I was nearly asleep last night when I felt something crawling on my arm. My hand automatically flicked it off then I immediately put the lights on so I could kill the little beast before it could crawl back. Couldn't find it. In the end I had to trust that I'd scared it off.
Hate, hate, hate all insects! Even though, in Buddhist theory (I'm not exactly a Buddhist but I like this theory) every insect is a potential Buddha. I figure my killing it just speeds this process along.
It's a good thing you saw it before it bit you. I was once bitten by a spider, while I was living in DC, and I endured two hellish days of fever and unbelievably uncomfortable itching. Horrible.

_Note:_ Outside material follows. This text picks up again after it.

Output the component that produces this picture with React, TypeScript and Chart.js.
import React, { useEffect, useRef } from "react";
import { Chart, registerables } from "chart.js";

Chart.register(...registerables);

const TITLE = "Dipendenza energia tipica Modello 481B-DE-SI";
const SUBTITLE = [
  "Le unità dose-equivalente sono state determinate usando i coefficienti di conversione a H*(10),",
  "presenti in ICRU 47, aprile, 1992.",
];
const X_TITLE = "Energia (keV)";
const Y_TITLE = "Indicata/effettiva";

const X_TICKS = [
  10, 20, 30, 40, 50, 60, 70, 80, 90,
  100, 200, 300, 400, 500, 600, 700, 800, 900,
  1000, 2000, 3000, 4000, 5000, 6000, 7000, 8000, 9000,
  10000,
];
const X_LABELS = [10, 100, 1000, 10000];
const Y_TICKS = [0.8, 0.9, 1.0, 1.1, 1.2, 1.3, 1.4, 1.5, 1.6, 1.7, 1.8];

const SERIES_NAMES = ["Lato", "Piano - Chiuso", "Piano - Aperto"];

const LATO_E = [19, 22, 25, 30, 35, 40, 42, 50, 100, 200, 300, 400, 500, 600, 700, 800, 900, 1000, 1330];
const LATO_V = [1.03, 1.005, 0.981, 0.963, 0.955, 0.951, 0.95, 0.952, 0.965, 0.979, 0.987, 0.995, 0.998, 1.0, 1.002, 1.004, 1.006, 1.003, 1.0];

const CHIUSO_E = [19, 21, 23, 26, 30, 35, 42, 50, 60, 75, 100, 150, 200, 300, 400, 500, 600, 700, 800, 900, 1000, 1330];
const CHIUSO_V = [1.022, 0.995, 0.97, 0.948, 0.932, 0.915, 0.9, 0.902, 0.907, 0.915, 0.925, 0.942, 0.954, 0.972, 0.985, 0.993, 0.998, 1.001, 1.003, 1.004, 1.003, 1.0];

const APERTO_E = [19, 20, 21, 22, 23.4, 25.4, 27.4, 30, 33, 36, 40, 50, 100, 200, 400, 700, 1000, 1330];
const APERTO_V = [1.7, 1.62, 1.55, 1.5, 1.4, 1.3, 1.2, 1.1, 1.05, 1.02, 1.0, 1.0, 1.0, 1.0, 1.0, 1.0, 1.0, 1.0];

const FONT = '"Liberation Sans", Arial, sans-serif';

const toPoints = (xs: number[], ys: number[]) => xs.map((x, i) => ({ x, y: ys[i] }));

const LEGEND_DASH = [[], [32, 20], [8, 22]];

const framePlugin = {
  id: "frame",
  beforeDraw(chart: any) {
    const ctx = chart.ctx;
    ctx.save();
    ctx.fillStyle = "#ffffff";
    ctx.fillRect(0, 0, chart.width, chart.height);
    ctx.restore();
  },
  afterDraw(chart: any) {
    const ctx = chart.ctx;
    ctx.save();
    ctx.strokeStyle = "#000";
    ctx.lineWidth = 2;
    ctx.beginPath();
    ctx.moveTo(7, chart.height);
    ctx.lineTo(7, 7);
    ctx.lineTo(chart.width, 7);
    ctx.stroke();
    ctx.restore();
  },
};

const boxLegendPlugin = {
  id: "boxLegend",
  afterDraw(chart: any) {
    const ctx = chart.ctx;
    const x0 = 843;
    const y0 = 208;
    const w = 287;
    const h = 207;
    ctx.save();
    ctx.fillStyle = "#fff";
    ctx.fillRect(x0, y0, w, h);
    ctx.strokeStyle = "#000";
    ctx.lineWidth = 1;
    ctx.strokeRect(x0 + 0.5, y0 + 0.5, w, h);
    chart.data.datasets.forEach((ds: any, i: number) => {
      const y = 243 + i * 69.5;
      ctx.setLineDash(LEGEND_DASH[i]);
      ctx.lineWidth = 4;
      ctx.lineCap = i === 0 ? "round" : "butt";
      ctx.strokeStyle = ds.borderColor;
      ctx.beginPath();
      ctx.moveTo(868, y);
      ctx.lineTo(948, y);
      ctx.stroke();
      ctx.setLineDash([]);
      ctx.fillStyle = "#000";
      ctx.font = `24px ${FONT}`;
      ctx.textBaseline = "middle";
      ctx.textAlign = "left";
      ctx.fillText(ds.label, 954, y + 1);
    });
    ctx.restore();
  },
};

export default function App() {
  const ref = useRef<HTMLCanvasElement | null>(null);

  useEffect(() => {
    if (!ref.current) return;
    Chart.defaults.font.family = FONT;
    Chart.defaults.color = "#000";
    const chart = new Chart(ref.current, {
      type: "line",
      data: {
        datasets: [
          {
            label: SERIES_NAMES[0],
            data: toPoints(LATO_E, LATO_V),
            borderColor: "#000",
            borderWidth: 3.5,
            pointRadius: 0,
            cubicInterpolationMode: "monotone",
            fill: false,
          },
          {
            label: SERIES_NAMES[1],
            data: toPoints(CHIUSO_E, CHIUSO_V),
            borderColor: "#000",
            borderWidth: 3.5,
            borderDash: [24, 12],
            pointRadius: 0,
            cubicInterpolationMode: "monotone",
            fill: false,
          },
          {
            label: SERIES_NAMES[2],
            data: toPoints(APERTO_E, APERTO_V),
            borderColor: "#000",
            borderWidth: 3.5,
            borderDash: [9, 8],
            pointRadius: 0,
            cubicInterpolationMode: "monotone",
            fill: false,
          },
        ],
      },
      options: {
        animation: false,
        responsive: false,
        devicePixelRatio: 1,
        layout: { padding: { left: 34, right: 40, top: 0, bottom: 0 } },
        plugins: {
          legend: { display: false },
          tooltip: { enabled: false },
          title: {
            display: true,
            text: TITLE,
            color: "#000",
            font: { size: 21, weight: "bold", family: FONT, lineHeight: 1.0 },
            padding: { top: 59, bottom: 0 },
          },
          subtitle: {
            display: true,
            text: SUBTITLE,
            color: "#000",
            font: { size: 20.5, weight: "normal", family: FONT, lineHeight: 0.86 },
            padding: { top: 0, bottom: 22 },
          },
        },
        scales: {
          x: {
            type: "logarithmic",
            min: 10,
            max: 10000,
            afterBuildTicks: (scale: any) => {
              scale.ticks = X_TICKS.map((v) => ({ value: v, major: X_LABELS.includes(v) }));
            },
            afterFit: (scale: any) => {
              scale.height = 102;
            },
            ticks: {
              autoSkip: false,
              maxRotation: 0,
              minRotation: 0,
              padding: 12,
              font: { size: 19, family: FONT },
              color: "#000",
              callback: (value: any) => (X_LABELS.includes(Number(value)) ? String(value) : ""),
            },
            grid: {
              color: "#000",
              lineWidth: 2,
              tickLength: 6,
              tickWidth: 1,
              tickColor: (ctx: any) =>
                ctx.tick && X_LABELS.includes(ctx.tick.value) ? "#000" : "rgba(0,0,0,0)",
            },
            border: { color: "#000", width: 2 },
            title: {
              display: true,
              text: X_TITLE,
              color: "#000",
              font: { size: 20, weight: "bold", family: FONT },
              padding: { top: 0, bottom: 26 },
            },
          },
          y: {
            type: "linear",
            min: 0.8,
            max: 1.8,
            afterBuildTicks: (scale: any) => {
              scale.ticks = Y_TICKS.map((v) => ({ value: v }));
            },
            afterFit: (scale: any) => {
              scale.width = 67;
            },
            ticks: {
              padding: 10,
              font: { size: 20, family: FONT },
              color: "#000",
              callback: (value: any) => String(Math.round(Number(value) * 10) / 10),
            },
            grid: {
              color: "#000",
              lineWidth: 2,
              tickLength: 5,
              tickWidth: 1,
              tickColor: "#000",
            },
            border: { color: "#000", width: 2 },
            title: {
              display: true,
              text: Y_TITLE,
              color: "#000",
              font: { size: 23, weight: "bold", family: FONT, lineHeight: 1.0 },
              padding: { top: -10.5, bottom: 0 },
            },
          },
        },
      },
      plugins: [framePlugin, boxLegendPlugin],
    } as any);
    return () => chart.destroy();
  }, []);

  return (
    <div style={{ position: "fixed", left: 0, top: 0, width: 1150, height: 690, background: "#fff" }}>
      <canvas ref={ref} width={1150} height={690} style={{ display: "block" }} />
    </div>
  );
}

Maybe a cat would hunt it down?...
Thanks, btw, for your advice. I'm still thinking what to do. She lives in the same town and I don't want to dread running in to her every time I go out. Don't want to put up with her dumbassness anymore either...
Are you sure it wasn't a big 'ol hunk of lint from the dryer? I haven't ever seen spiders in the laundry room. The bathrooms, yes. Could have been a centipede. Now those suckers are huge and like the warm damp around the w and d.

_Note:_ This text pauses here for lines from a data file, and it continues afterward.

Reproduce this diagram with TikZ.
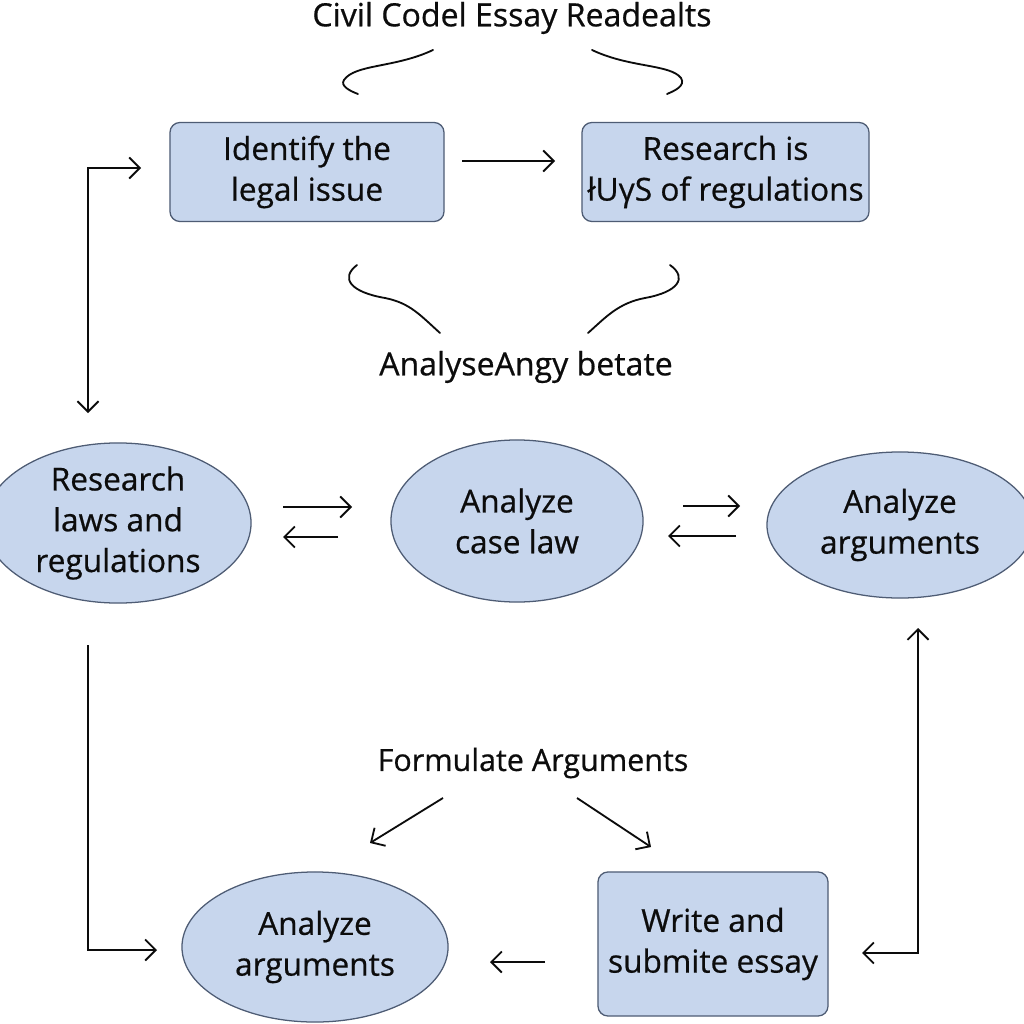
\documentclass[tikz,border=0pt]{standalone}
\usepackage{fontspec}
\setmainfont{Open Sans}[FakeBold=0.6]
\usetikzlibrary{arrows.meta,shapes.geometric}
\definecolor{boxfill}{RGB}{199,214,237}
\definecolor{boxline}{RGB}{78,92,116}
\definecolor{ink}{RGB}{12,12,12}
\tikzset{
  txt/.style={font=\fontsize{22.5}{29}\selectfont, text=ink, align=center},
  lbl/.style={txt, font=\fontsize{22.8}{29}\selectfont},
  rbox/.style={txt, rectangle, rounded corners=0.25cm, fill=boxfill, draw=boxline, line width=0.9pt, inner sep=0pt},
  ebox/.style={txt, ellipse, fill=boxfill, draw=boxline, line width=0.9pt, inner sep=0pt},
  conn/.style={draw=ink, line width=1.3pt},
  arr/.style={conn, -{Straight Barb[length=7.5pt,width=15pt,line width=1.3pt]}},
  darr/.style={conn, {Straight Barb[length=7.5pt,width=15pt,line width=1.3pt]}-{Straight Barb[length=7.5pt,width=15pt,line width=1.3pt]}},
  curve/.style={draw=ink, line width=1.3pt, line cap=round},
}
\begin{document}
\begin{tikzpicture}[x=0.025cm, y=-0.025cm]
\useasboundingbox[fill=white] (0,0) rectangle (1024,1024);

% title and labels
\node[lbl] (title) at (512,18) {Civil Codel Essay Readealts};
\node[lbl] (mid) at (526,367) {AnalyseAngy betate};
\node[lbl, font=\fontsize{21.7}{28}\selectfont] (form) at (533,763) {Formulate Arguments};

% boxes
\node[rbox, minimum width=6.85cm, minimum height=2.475cm] (b1) at (307,172) {Identify the\\legal issue};
\node[rbox, minimum width=7.175cm, minimum height=2.475cm] (b2) at (725.5,172) {Research is\\łUγS of regulations};
\node[rbox, minimum width=5.75cm, minimum height=3.6cm] (b3) at (713,944) {Write and\\submite essay};

% ellipses
\node[ebox, minimum width=6.65cm, minimum height=3.75cm] (e1) at (118,523) {Research\\laws and\\regulations};
\node[ebox, minimum width=6.3cm, minimum height=4.05cm] (e2) at (517,521) {Analyze\\case law};
\node[ebox, minimum width=6.65cm, minimum height=3.65cm] (e3) at (900,525) {Analyze\\arguments};
\node[ebox, minimum width=6.65cm, minimum height=3.75cm] (e4) at (315,947) {Analyze\\arguments};

% top curves
\coordinate (tl1) at (433,50); \coordinate (tl2) at (358,94);
\coordinate (tr1) at (592,50); \coordinate (tr2) at (667,94);
\draw[curve] (tl1) .. controls (395,68) and (355,64) .. (344,80) .. controls (340,86) and (350,91) .. (tl2);
\draw[curve] (tr1) .. controls (630,68) and (670,64) .. (681,78) .. controls (686,86) and (674,91) .. (tr2);

% middle curves
\coordinate (ml1) at (357,265); \coordinate (ml2) at (440,333);
\coordinate (mr1) at (670,265); \coordinate (mr2) at (588,333);
\draw[curve] (ml1) .. controls (340,278) and (350,292) .. (385,298) .. controls (410,303) and (420,315) .. (ml2);
\draw[curve] (mr1) .. controls (688,278) and (678,292) .. (645,298) .. controls (618,303) and (605,318) .. (mr2);

% box1 -> box2
\coordinate (a1s) at (462,161); \coordinate (a1e) at (555,161);
\draw[arr] (a1s) -- (a1e);

% left loop arrow (both ends)
\coordinate (l1) at (88,413); \coordinate (l2) at (141,168);
\draw[darr] (l1) |- (l2);

% ellipse row arrows
\coordinate (r1s) at (283,507); \coordinate (r1e) at (352,507);
\coordinate (r2s) at (338,537); \coordinate (r2e) at (283,537);
\coordinate (r3s) at (683,506); \coordinate (r3e) at (740,506);
\coordinate (r4s) at (736,536); \coordinate (r4e) at (668,536);
\draw[arr] (r1s) -- (r1e);
\draw[arr] (r2s) -- (r2e);
\draw[arr] (r3s) -- (r3e);
\draw[arr] (r4s) -- (r4e);

% left down line to e4
\coordinate (d1) at (88,645); \coordinate (d2) at (157,950);
\draw[arr] (d1) |- (d2);

% formulate arrows
\coordinate (f1s) at (443,798); \coordinate (f1e) at (370,843);
\coordinate (f2s) at (577,798); \coordinate (f2e) at (651,847);
\draw[arr] (f1s) -- (f1e);
\draw[arr] (f2s) -- (f2e);

% b3 -> e4
\coordinate (w1s) at (545,962); \coordinate (w1e) at (490,962);
\draw[arr] (w1s) -- (w1e);

% right loop arrow (both ends)
\coordinate (rr1) at (862,953); \coordinate (rr2) at (918,628);
\draw[darr] (rr1) -| (rr2);
\end{tikzpicture}
\end{document}
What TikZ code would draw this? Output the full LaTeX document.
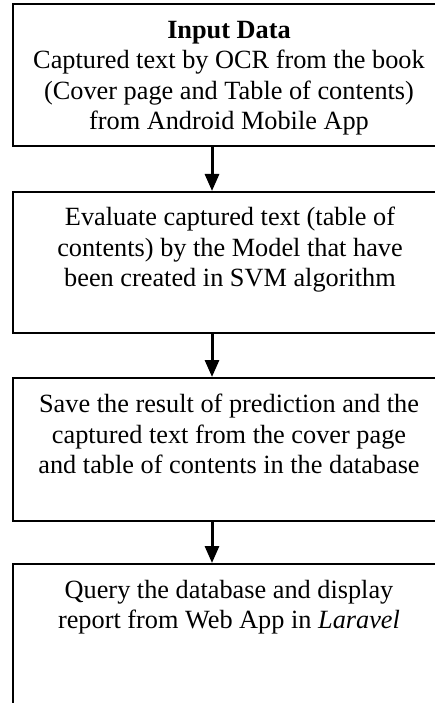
\documentclass[tikz,border=0pt]{standalone}
\usepackage{fontspec}
\setmainfont{Liberation Serif}
\usetikzlibrary{arrows.meta}
\tikzset{
  box/.style={draw, line width=2pt, rectangle, minimum width=432.5pt, inner sep=0pt},
  txt/.style={anchor=north, align=center, inner sep=0pt, font=\fontsize{26.3pt}{30.3pt}\selectfont},
  arr/.style={line width=3pt, -{Triangle[length=17pt,width=14pt]}}
}
\begin{document}
\begin{tikzpicture}[x=1pt,y=-1pt]
\useasboundingbox (0,0) rectangle (435,703);
\clip (0,0) rectangle (435,703);
\node[box, minimum height=142.5pt] (b1) at (228.75,75.25) {};
\node[box, minimum height=141pt] (b2) at (228.75,262.5) {};
\node[box, minimum height=143pt] (b3) at (228.75,449.5) {};
\node[box, minimum height=156pt] (b4) at (228.75,642) {};
\coordinate (ax) at (212,0);
\node[txt] (t1) at (229,21) {\textbf{Input Data}\\Captured text by OCR from the book\\(Cover page and Table of contents)\\from Android Mobile App};
\node[txt] (t2) at (230,207) {Evaluate captured text (table of\\contents) by the Model that have\\been created in SVM algorithm};
\node[txt] (t3) at (229,394) {Save the result of prediction and the\\captured text from the cover page\\and table of contents in the database};
\node[txt] (t4) at (229,580) {Query the database and display\\report from Web App in \textit{Laravel}};
\draw[arr] (b1.south -| ax) -- (b2.north -| ax);
\draw[arr] (b2.south -| ax) -- (b3.north -| ax);
\draw[arr] (b3.south -| ax) -- (b4.north -| ax);
\end{tikzpicture}
\end{document}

Standing on my new couch!!!!! Shame on you! LOL!
I'll take care of the critter when I get home. I'll worry about it tomorrow, just like Scarlet O'Hara.
JE
I like bugs and you gave ME the creepy crawlies I hope you find it soon or it packs up and moves out!
Cheryl- if that thing has crawled on me... I shudder to think of what would've happened.

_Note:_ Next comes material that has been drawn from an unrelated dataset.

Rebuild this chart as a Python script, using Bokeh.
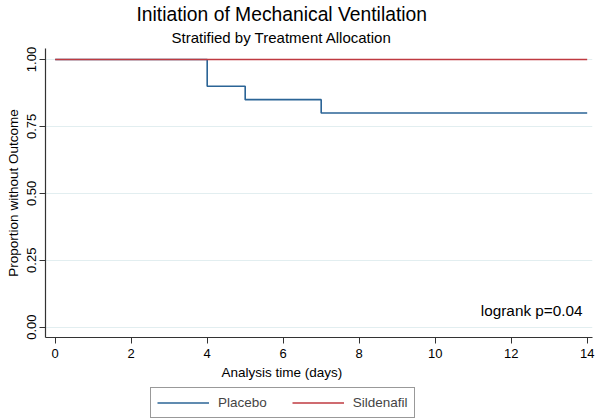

and I'm sure you'll come up with something regarding your friend. Sucks, doesn't it?
JE- trust me--- it was a spider. i swear. I wish it was lint. I would pray for it to be lint. but no, it was a spider. I think it's living under the dryer since it's probably damp with all the laundry I've been doing, and the rain we had this week.
Anna- a spider this size probably has a sea trunk for luggage!
I'm still doing the heebie-jeebie dance- ick ick ick!
Hey Mags
There are no snakes in Ireland....and our spiders are very, very small.
Quite a safe place to live!!
Finn dear, thank you for that bit of useful information. I knew there was a reason I love Ireland! Watch out Emerald Isle, here I come!
W H A T I S I T W I T H
Y O U AND
SPIDERS!
YIKES! I hate bugs of any kind, well okay ladybugs don't freak me out, but every other bug does!
i say wear your clothes dirty until you find a dead spider carcass, you hear me! lol
ciao bella
creative carmelina
This gave me the hugest laugh! I'm still LOLing as I type!! Good grief! Good grief! That sounds truly horrible. I love that you were on the couch when you finally started to calm down.
OH YES I'd have done the very same-is there any other logical behavior? I KNEW I was Irish. Just knew it. You must be as well.
I enjoy wearing very tall flip flops this time of year so that I'm above the danger a bit. The boots and hats are a good idea considering the eyeballs that thing was sporting though. EEEEEEEEEKKKKKKKKK!!!